What to work on: Extract all lines containing "seaborn".

====== Source data ======

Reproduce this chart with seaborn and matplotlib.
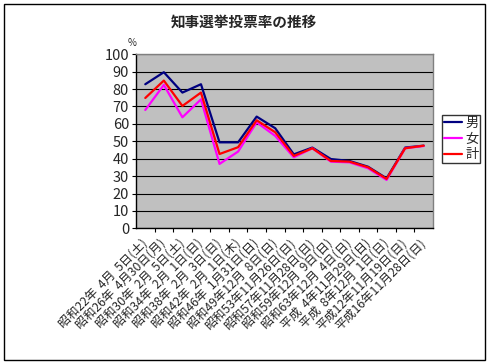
import numpy as np
import pandas as pd
import matplotlib
matplotlib.use("Agg")
import matplotlib.pyplot as plt
import seaborn as sns

sns.set_style("white")
plt.rcParams["font.family"] = ["Noto Sans CJK JP", "DejaVu Sans"]
plt.rcParams["axes.unicode_minus"] = False

# ── データ ────────────────────────────────────────────────────────────────
DATES = [
    "昭和22年  4月  5日(土)", "昭和26年  4月30日(月)", "昭和30年  2月  5日(土)",
    "昭和34年  2月  1日(日)", "昭和38年  2月  3日(日)", "昭和42年  2月  1日(木)",
    "昭和46年  1月31日(日)", "昭和49年12月  8日(日)", "昭和53年11月26日(日)",
    "昭和57年11月28日(日)", "昭和59年12月  9日(日)", "昭和63年12月  4日(日)",
    "平成  4年11月29日(日)", "平成  8年12月  1日(日)", "平成12年11月19日(日)",
    "平成16年11月28日(日)",
]
MALE = [82.8, 89.7, 78.0, 82.8, 49.4, 49.4, 64.2, 57.5, 42.5, 46.4, 39.8, 38.7, 35.4, 28.7, 46.4, 47.5]
FEMALE = [68.0, 82.4, 63.8, 74.1, 37.0, 44.1, 60.9, 53.1, 40.8, 46.0, 38.3, 37.9, 34.5, 27.8, 46.0, 47.3]
TOTAL = [74.9, 84.9, 70.3, 78.0, 42.7, 46.6, 62.1, 55.2, 41.6, 46.0, 38.7, 38.3, 35.1, 28.4, 46.0, 47.5]
SERIES = ["男", "女", "計"]
COLORS = {"男": "#000080", "女": "#FF00FF", "計": "#FF0000"}

df = pd.DataFrame({
    "idx": list(range(len(DATES))) * 3,
    "rate": MALE + FEMALE + TOTAL,
    "sex": [s for s in SERIES for _ in DATES],
})

W, H = 492, 364
fig = plt.figure(figsize=(W / 100, H / 100), dpi=100)
fig.patch.set_facecolor("white")
fig.add_artist(plt.Rectangle((4 / W, 1 - 360 / H), 481 / W, 356 / H,
                             transform=fig.transFigure, fill=False,
                             ec="black", lw=1.0))

ax = fig.add_axes([136 / W, 1 - 228.3 / H, 297 / W, 174 / H])
ax.set_facecolor("#C0C0C0")

sns.lineplot(data=df, x="idx", y="rate", hue="sex", hue_order=SERIES,
             palette=COLORS, linewidth=1.6, ax=ax, sort=False)

ax.set_xlim(-0.5, len(DATES) - 0.5)
ax.set_ylim(0, 100)
ax.set_yticks(range(0, 101, 10))
ax.yaxis.grid(True, color="black", linewidth=0.8)
ax.set_axisbelow(True)

ax.set_xticks(range(len(DATES)))
ax.set_xticklabels(DATES, rotation=45, ha="right", va="center",
                   rotation_mode="anchor", fontsize=8.8)
ax.set_xticks(np.arange(0.5, len(DATES) - 0.5, 1), minor=True)
ax.tick_params(axis="x", which="major", length=0, pad=9)
ax.tick_params(axis="x", which="minor", length=3, width=0.8,
               direction="out", color="black", bottom=True)
ax.tick_params(axis="y", length=3, width=0.8, direction="out",
               color="black", left=True, labelsize=10.5, pad=2)

for side in ["left", "bottom"]:
    ax.spines[side].set_color("black")
    ax.spines[side].set_linewidth(1.0)
for side in ["top", "right"]:
    ax.spines[side].set_color("#808080")
    ax.spines[side].set_linewidth(1.0)

ax.set_xlabel("")
ax.set_ylabel("")
fig.text(132 / W, 1 - 43 / H, "%", fontsize=7, ha="center", va="center")
fig.text(244 / W, 1 - 22 / H, "知事選挙投票率の推移", fontsize=10.5,
         fontweight="bold", ha="center", va="center")

leg = ax.legend(loc="upper left", bbox_to_anchor=(442 / W, 1 - 115 / H),
                bbox_transform=fig.transFigure, frameon=True, fancybox=False,
                fontsize=9.5, handlelength=1.4, handletextpad=0.2,
                borderpad=0.15, labelspacing=0.2, borderaxespad=0)
leg.get_frame().set_edgecolor("black")
leg.get_frame().set_linewidth(1.0)

fig.savefig("out.png", dpi=100)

======

Complete response:
Reproduce this chart with seaborn and matplotlib.
import seaborn as sns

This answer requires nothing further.